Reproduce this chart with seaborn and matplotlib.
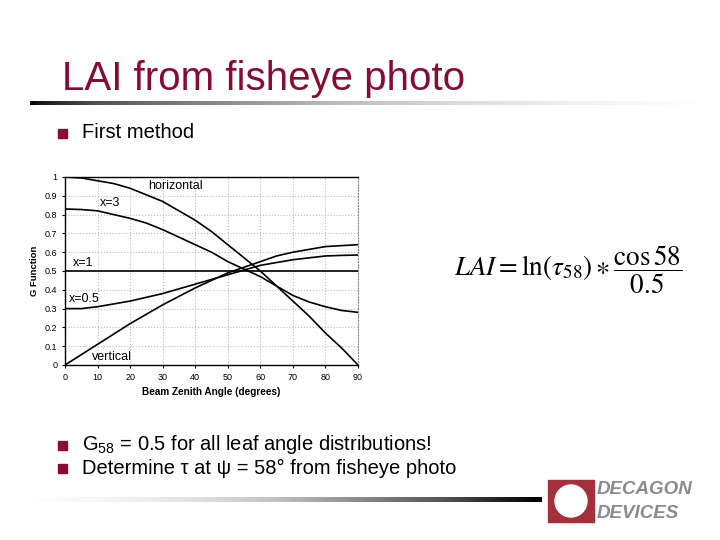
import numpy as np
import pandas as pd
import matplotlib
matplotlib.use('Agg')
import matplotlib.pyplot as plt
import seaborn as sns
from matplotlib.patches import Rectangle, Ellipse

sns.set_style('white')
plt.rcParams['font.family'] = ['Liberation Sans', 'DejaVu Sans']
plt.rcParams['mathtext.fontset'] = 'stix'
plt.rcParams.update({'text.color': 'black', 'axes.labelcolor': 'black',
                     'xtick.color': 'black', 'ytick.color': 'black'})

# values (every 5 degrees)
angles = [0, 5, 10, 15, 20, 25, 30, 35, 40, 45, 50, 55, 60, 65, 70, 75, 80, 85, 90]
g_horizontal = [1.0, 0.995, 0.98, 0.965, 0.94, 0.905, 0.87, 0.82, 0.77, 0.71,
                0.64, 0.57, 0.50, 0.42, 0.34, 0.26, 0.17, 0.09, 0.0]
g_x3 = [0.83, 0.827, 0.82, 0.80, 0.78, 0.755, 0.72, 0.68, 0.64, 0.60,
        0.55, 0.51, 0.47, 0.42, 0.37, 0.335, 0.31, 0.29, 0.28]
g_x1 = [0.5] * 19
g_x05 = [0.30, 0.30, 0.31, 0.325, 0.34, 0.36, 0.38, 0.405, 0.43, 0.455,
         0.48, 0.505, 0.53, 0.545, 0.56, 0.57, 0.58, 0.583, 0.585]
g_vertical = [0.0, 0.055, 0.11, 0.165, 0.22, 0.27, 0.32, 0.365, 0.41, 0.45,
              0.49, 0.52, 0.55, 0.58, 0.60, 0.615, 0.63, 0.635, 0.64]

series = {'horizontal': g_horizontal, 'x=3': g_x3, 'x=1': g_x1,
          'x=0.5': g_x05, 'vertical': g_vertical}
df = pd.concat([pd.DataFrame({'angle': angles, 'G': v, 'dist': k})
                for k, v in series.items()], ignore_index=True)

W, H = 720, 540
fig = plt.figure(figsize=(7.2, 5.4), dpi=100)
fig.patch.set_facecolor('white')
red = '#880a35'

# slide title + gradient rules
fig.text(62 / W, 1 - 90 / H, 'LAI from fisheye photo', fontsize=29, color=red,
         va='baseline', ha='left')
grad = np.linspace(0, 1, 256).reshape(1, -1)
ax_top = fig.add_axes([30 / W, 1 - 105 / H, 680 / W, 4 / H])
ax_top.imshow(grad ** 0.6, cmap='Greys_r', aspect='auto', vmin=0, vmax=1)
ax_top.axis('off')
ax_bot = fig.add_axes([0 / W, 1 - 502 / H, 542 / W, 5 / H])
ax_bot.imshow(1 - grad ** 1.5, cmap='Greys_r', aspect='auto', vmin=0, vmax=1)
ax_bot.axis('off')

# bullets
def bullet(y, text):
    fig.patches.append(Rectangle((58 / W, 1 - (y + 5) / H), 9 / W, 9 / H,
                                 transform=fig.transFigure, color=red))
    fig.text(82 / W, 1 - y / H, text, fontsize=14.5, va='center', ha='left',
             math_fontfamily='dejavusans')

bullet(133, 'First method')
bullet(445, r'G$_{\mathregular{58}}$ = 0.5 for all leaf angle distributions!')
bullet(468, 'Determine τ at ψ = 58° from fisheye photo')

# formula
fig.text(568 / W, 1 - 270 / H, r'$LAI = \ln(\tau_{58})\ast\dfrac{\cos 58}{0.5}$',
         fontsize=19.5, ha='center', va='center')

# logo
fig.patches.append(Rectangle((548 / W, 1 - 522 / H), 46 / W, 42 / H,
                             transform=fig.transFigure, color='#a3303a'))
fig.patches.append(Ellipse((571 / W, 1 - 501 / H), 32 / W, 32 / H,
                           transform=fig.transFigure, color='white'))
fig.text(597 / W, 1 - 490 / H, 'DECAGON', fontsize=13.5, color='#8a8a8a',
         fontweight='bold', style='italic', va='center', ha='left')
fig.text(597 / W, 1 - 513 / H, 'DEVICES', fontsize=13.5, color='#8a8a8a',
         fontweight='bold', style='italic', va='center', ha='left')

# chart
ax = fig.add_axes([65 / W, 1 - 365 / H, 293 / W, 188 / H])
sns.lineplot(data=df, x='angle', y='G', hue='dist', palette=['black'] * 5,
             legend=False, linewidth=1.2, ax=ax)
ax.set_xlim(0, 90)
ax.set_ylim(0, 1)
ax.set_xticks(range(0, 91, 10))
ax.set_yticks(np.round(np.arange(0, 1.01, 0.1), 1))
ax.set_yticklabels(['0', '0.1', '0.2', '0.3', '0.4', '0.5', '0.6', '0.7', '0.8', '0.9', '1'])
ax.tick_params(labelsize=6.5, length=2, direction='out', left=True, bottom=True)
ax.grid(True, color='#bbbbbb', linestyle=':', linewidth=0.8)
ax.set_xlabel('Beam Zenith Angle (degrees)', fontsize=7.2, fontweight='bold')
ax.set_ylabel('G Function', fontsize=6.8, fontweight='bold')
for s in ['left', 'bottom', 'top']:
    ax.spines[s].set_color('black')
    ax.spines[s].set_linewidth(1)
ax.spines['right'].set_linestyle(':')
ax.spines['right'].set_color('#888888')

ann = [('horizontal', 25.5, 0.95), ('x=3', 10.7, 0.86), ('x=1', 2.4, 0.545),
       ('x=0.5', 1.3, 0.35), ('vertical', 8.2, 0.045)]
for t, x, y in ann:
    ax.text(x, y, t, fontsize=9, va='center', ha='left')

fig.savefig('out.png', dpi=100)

※ ※ ※

* Job: Write out the lines from the start of the material to the line with "ax_bot.axis('off')", inclusive and exactly. Skip the pictures.

* Solved problem:
Reproduce this chart with seaborn and matplotlib.
import numpy as np
import pandas as pd
import matplotlib
matplotlib.use('Agg')
import matplotlib.pyplot as plt
import seaborn as sns
from matplotlib.patches import Rectangle, Ellipse

sns.set_style('white')
plt.rcParams['font.family'] = ['Liberation Sans', 'DejaVu Sans']
plt.rcParams['mathtext.fontset'] = 'stix'
plt.rcParams.update({'text.color': 'black', 'axes.labelcolor': 'black',
                     'xtick.color': 'black', 'ytick.color': 'black'})

# values (every 5 degrees)
angles = [0, 5, 10, 15, 20, 25, 30, 35, 40, 45, 50, 55, 60, 65, 70, 75, 80, 85, 90]
g_horizontal = [1.0, 0.995, 0.98, 0.965, 0.94, 0.905, 0.87, 0.82, 0.77, 0.71,
                0.64, 0.57, 0.50, 0.42, 0.34, 0.26, 0.17, 0.09, 0.0]
g_x3 = [0.83, 0.827, 0.82, 0.80, 0.78, 0.755, 0.72, 0.68, 0.64, 0.60,
        0.55, 0.51, 0.47, 0.42, 0.37, 0.335, 0.31, 0.29, 0.28]
g_x1 = [0.5] * 19
g_x05 = [0.30, 0.30, 0.31, 0.325, 0.34, 0.36, 0.38, 0.405, 0.43, 0.455,
         0.48, 0.505, 0.53, 0.545, 0.56, 0.57, 0.58, 0.583, 0.585]
g_vertical = [0.0, 0.055, 0.11, 0.165, 0.22, 0.27, 0.32, 0.365, 0.41, 0.45,
              0.49, 0.52, 0.55, 0.58, 0.60, 0.615, 0.63, 0.635, 0.64]

series = {'horizontal': g_horizontal, 'x=3': g_x3, 'x=1': g_x1,
          'x=0.5': g_x05, 'vertical': g_vertical}
df = pd.concat([pd.DataFrame({'angle': angles, 'G': v, 'dist': k})
                for k, v in series.items()], ignore_index=True)

W, H = 720, 540
fig = plt.figure(figsize=(7.2, 5.4), dpi=100)
fig.patch.set_facecolor('white')
red = '#880a35'

# slide title + gradient rules
fig.text(62 / W, 1 - 90 / H, 'LAI from fisheye photo', fontsize=29, color=red,
         va='baseline', ha='left')
grad = np.linspace(0, 1, 256).reshape(1, -1)
ax_top = fig.add_axes([30 / W, 1 - 105 / H, 680 / W, 4 / H])
ax_top.imshow(grad ** 0.6, cmap='Greys_r', aspect='auto', vmin=0, vmax=1)
ax_top.axis('off')
ax_bot = fig.add_axes([0 / W, 1 - 502 / H, 542 / W, 5 / H])
ax_bot.imshow(1 - grad ** 1.5, cmap='Greys_r', aspect='auto', vmin=0, vmax=1)
ax_bot.axis('off')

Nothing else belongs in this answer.